NVIDIA Explains Why 0.5GB Of GeForce GTX 970 VRAM Runs At 1/7 Speed

NVIDIA Explains Why 0.5GB Of GeForce GTX 970 VRAM Runs At 1/7 Speed

NVIDIA has confirmed and explained the GeForce GTX 970 design flow that makes the last 512 MB of the card's VRAM incredibly slow.

The explanation, along with a neat architecture diagram, was provided by NVIDIA’s Senior VP of GPU Engineering, Jonah Alben. We already know that GTX 970 is basically a downgraded version of the reference GTX 980 GPU. Alben explained that the main differences between the two cards include disabling 3 Streaming Processors (SM) from the GTX 980's 16 SM's and disabling one block of its 8 blocks of level 2 cache.

Each SM includes 128 CUDA cores, so 13 SM's sum up to the 1664 CUDA cores specified by NVIDIA in the card's manual. However, having only 7 blocks of L2 cache means that the GTX 970 has only 1792 KB of L2 cache, which is 12.5% less than the 2048 KB figure reported by NVIDIA to hardware reviewers. Alben acknowledged the misinformation and brushed it up to a "misunderstanding between the engineering team and the technical PR team."

To be fair, the GeForce GTX 970 L2 cache size is not mentioned in the hardware specifications released to the general public.

To fully understand the VRAM speed problem at hand, we have to go into more technical details of NVIDIA's Maxwell architecture. The reference Maxwell architecture divides its 4GB VRAM into 8 512MB VRAM blocks, each controlled by one L2/MC unit. In order to maximize speed, every piece of data written to the VRAM is split into 8 parts that are sent to the 8 L2/MC units to be written simultaneously. But in the GTX 970, the 7th L2/MC unit is actually responsible for 2 VRAM blocks which means that it takes twice as much as the other units to write, leaving them idle for 50% of the time.

To fix this problem, NVIDIA divided the GeForce GTX 970 memory to two pools: a 3.5 GB pool and a 0.5 GB one. The first pool is controlled by 7 L2/MC units working in parallel and hence it operates at full speed while the second pool is controlled by a single L2/MC unit which means that its access speed is one seventh of that of the larger pool.

The above explanation provided by Alben certainly agrees with the benchmark results which showed that the last 0.5 GB of GeForce GTX 970 VRAM is accessed at 20 GB/s while the rest of the card's memory is accessed at 150 GB/s.

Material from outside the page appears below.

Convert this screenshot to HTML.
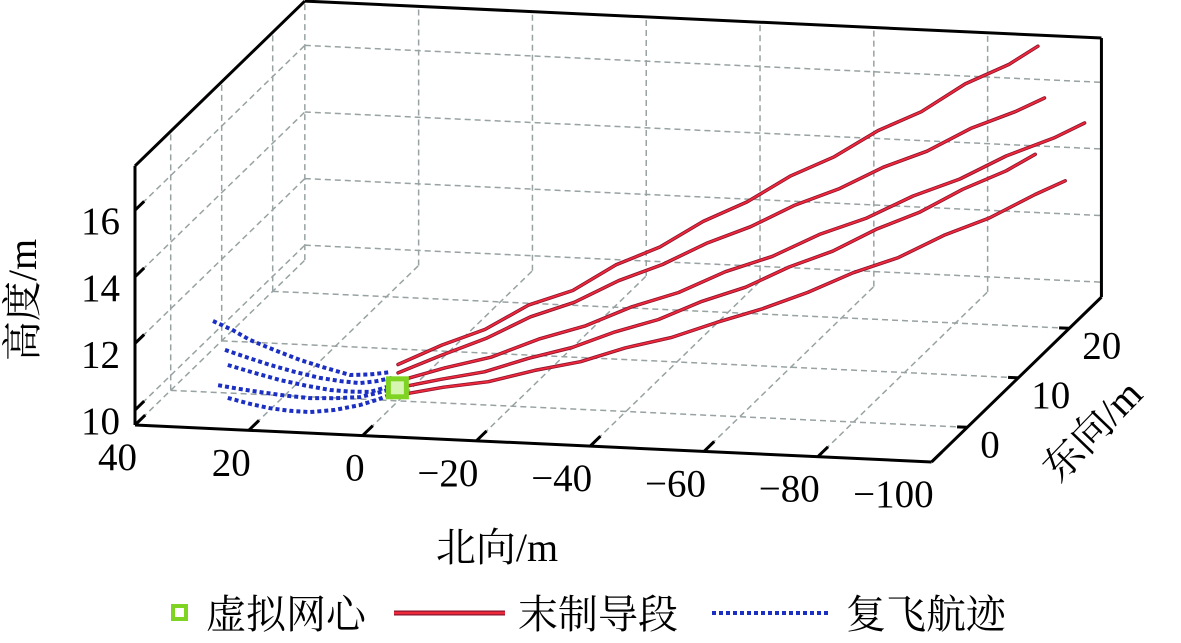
<!DOCTYPE html>
<html><head><meta charset="utf-8"><style>
html,body{margin:0;padding:0;background:#fff;}
svg{display:block;font-family:"Liberation Serif","Noto Serif CJK SC",serif;}
</style></head><body>
<svg id="chart" width="1181" height="643" viewBox="0 0 1181 643" xmlns="http://www.w3.org/2000/svg">
<g id="grid"></g>
<g id="box"></g>
<g id="series"></g>
<g id="labels"></g>
<text x="497" y="561" font-size="40" text-anchor="middle">北向/m</text>
<text transform="translate(36,300) rotate(-90)" font-size="40" text-anchor="middle">高度/m</text>
<text transform="translate(1102,440) rotate(-46)" font-size="40" text-anchor="middle">东向/m</text>
<g>
  <rect x="173" y="606" width="13" height="13" fill="none" stroke="#7fd323" stroke-width="4"/>
  <text x="206" y="628" font-size="40">虚拟网心</text>
  <line x1="394" y1="613" x2="505" y2="613" stroke="#8a1530" stroke-width="5"/>
  <line x1="394" y1="613" x2="505" y2="613" stroke="#ee2a3a" stroke-width="2.5"/>
  <text x="518" y="628" font-size="40">末制导段</text>
  <line x1="712" y1="613" x2="830" y2="613" stroke="#1b2fc2" stroke-width="4" stroke-dasharray="4 3"/>
  <text x="846" y="628" font-size="40">复飞航迹</text>
</g>
<script>
// ---- data ----
const northTicks = [40, 20, 0, -20, -40, -60, -80, -100];
const eastTicks = [0, 10, 20];
const heightTicks = [10, 12, 14, 16];
const northLabels = ["40", "20", "0", "\u221220", "\u221240", "\u221260", "\u221280", "\u2212100"];
const eastLabels = ["0", "10", "20"];
const heightLabels = ["10", "12", "14", "16"];
const northRange = [40, -100];
const eastRange = [-7, 26.3];
const heightRange = [9.55, 17.33];

const centerPoint = [-1.9, -2.3, 10.3];

const red1N = [-2,-8,-14,-20,-26,-32,-38,-44,-50,-56,-62,-68,-74,-80,-86,-90];
const red1E = [-2.3,-0.4,1.4,3.3,5.2,7.0,8.9,10.7,12.6,14.5,16.3,18.2,20.0,21.9,23.8,25.0];
const red1Z = [11.0,11.35,11.6,12.1,12.3,12.85,13.15,13.7,14.05,14.6,14.95,15.5,15.85,16.45,16.8,17.2];
const red2N = [-2,-8,-14,-20,-26,-32,-38,-44,-50,-56,-62,-68,-74,-80,-86,-90];
const red2E = [-2.3,-0.4,1.6,3.6,5.5,7.5,9.4,11.3,13.3,15.3,17.2,19.2,21.1,23.0,25.0,26.3];
const red2Z = [10.75,11.05,11.3,11.7,11.9,12.3,12.55,12.95,13.2,13.6,13.85,14.25,14.5,14.95,15.2,15.45];
const red3N = [-2,-8.7,-15.3,-22.1,-28.8,-35.4,-42.1,-48.7,-55.4,-62.2,-68.8,-75.5,-82.2,-88.8,-95.6,-100];
const red3E = [-2.3,-0.6,1.1,2.9,4.6,6.3,8.0,9.8,11.5,13.2,14.9,16.7,18.4,20.1,21.9,23.0];
const red3Z = [10.5,10.7,10.82,11.15,11.35,11.72,11.95,12.36,12.62,13.08,13.36,13.82,14.13,14.62,14.95,15.27];
const red4N = [-2,-8.3,-14.6,-21.1,-27.4,-33.7,-40,-46.4,-52.7,-59.1,-65.4,-71.8,-78.1,-84.4,-90.8,-95];
const red4E = [-2.3,-0.9,0.6,2.0,3.5,4.9,6.4,7.8,9.3,10.7,12.2,13.6,15.0,16.5,17.9,18.9];
const red4Z = [10.3,10.4,10.45,10.7,10.85,11.16,11.36,11.75,12.0,12.45,12.75,13.25,13.6,14.12,14.52,14.9];
const red5N = [-2,-8.7,-15.3,-22.1,-28.8,-35.4,-42.1,-48.7,-55.4,-62.2,-68.8,-75.5,-82.2,-88.8,-95.6,-100];
const red5E = [-2.3,-0.8,0.6,2.1,3.6,5.0,6.5,8.0,9.4,10.9,12.4,13.8,15.3,16.8,18.2,19.2];
const red5Z = [10.08,10.15,10.16,10.33,10.42,10.68,10.82,11.1,11.35,11.68,12.1,12.4,12.9,13.25,13.8,14.1];

const blue1N = [30.5,27,24,19.5,15.2,10.8,6.4,3,-0.6];
const blue1Z = [12.05,11.8,11.53,11.25,11.0,10.8,10.62,10.66,10.76];
const blue2N = [28.4,24.5,20.5,16,11.7,8,4.7,1.8,-0.9];
const blue2Z = [11.2,11.0,10.81,10.63,10.49,10.42,10.39,10.47,10.59];
const blue3N = [27.9,23.3,18.7,14.3,9.9,6.4,2.9,0.9,-1.1];
const blue3Z = [10.75,10.55,10.37,10.24,10.14,10.12,10.14,10.25,10.38];
const blue4N = [29.6,26,22.2,17.8,13.5,9.1,4.7,1.6,-1.5];
const blue4Z = [10.13,10.05,9.98,9.91,9.87,9.9,9.97,10.12,10.29];
const blue5N = [27.9,24.2,20.5,17,13.5,9.1,4.7,1.6,-1.5];
const blue5Z = [9.76,9.62,9.51,9.46,9.45,9.55,9.73,9.92,10.14];
const blueE = [-2.3,-2.3,-2.3,-2.3,-2.3];

// ---- projection ----
const ORIGIN = [135, 425];
const NV = [5.69, 0.264];
const EV = [5.1, -4.95];
const ZV = 33.3;
function px(n, e, z) {
  const a = northRange[0] - n, b = e - eastRange[0], c = z - heightRange[0];
  return [ORIGIN[0] + a * NV[0] + b * EV[0], ORIGIN[1] + a * NV[1] + b * EV[1] - c * ZV];
}
const NS = "http://www.w3.org/2000/svg";
function mk(tag, attrs, parent) {
  const el = document.createElementNS(NS, tag);
  for (const k in attrs) el.setAttribute(k, attrs[k]);
  parent.appendChild(el);
  return el;
}
function seg(p, q, parent, stroke, w, dash) {
  const a = { x1: p[0], y1: p[1], x2: q[0], y2: q[1], stroke: stroke, "stroke-width": w };
  if (dash) a["stroke-dasharray"] = dash;
  return mk("line", a, parent);
}
const grid = document.getElementById("grid");
const box = document.getElementById("box");
const series = document.getElementById("series");
const labels = document.getElementById("labels");
const N0 = northRange[0], N1 = northRange[1], E0 = eastRange[0], E1 = eastRange[1], Z0 = heightRange[0], Z1 = heightRange[1];
const GC = "#98a2a2", GD = "6 4";

northTicks.forEach(n => {
  let l = seg(px(n, E1, Z0), px(n, E1, Z1), grid, GC, 1.5, GD);
  
  
  l = seg(px(n, E0, Z0), px(n, E1, Z0), grid, GC, 1.5, GD);
  
  
});
heightTicks.forEach(z => {
  let l = seg(px(N0, E1, z), px(N1, E1, z), grid, GC, 1.5, GD);
  
  
  l = seg(px(N0, E0, z), px(N0, E1, z), grid, GC, 1.5, GD);
  
  
});
eastTicks.forEach(e => {
  let l = seg(px(N0, e, Z0), px(N0, e, Z1), grid, GC, 1.5, GD);
  
  
  l = seg(px(N0, e, Z0), px(N1, e, Z0), grid, GC, 1.5, GD);
  
  
});
[[px(N0,E0,Z0),px(N1,E0,Z0)],[px(N1,E0,Z0),px(N1,E1,Z0)],[px(N0,E0,Z0),px(N0,E0,Z1)],
 [px(N0,E0,Z1),px(N0,E1,Z1)],[px(N0,E1,Z1),px(N1,E1,Z1)],[px(N1,E1,Z0),px(N1,E1,Z1)]].forEach(s => {
  const l = seg(s[0], s[1], box, "#000", 3);
  
  
});
northTicks.forEach((n, i) => {
  const p = px(n, E0, Z0), q = px(n, E0 + 2, Z0);
  const l = seg(p, q, box, "#000", 3);
  
  
  const t = mk("text", { x: p[0] + 2, y: p[1] + 45, "font-size": 39, "text-anchor": "end" }, labels);
  
  
  t.textContent = northLabels[i];
});
heightTicks.forEach((z, i) => {
  const p = px(N0, E0, z), q = px(N0, E0 + 1.8, z);
  const l = seg(p, q, box, "#000", 3);
  
  
  const t = mk("text", { x: p[0] - 15, y: p[1] + 24, "font-size": 39, "text-anchor": "end" }, labels);
  
  
  t.textContent = heightLabels[i];
});
eastTicks.forEach((e, i) => {
  const p = px(N1, e, Z0), q = px(N1 + 1.8, e, Z0);
  const l = seg(p, q, box, "#000", 3);
  
  
  const t = mk("text", { x: p[0] + 13, y: p[1] + 30, "font-size": 39, "text-anchor": "start" }, labels);
  
  
  t.textContent = eastLabels[i];
});
function path(ns, es, zs) {
  return ns.map((n, i) => { const p = px(n, es[i], zs[i]); return (i ? "L" : "M") + p[0].toFixed(1) + "," + p[1].toFixed(1); }).join(" ");
}
const blues = [[blue1N, blue1Z], [blue2N, blue2Z], [blue3N, blue3Z], [blue4N, blue4Z], [blue5N, blue5Z]];
blues.forEach((b, k) => {
  const es = b[0].map(() => blueE[k]);
  const p = mk("path", { d: path(b[0], es, b[1]), fill: "none", stroke: "#1b2fc2", "stroke-width": 4, "stroke-dasharray": "4 3" }, series);
  
  
});
const reds = [[red1N, red1E, red1Z], [red2N, red2E, red2Z], [red3N, red3E, red3Z], [red4N, red4E, red4Z], [red5N, red5E, red5Z]];
reds.forEach(r => {
  const d = path(r[0], r[1], r[2]);
  const o = mk("path", { d: d, fill: "none", stroke: "#8a1530", "stroke-width": 3.5, "stroke-linejoin": "round", "stroke-linecap": "round" }, series);
  
  
  const p = mk("path", { d: d, fill: "none", stroke: "#f0283a", "stroke-width": 1.8, "stroke-linejoin": "round", "stroke-linecap": "round" }, series);
  
  
});
const c = px(centerPoint[0], centerPoint[1], centerPoint[2]);
const m = mk("rect", { x: c[0] - 9, y: c[1] - 9, width: 18, height: 18, fill: "#d6f5b0", stroke: "#7fd323", "stroke-width": 5 }, series);


</script>
</svg>
</body></html>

But Alben insists that this performance impact can be witnessed only in synthetic benchmarks and it has little to no impact in real gaming scenarios. He argued that the memory pools are designed so that the operating system would be fully aware of their speed differences and hence the slower 0.5GB VRAM pool is used to store infrequently accessed data only.

According to NVIDIA's performance labs, the performance hit of the GeForce GTX 970's slower memory pool is in the 4% to 6% range in real games.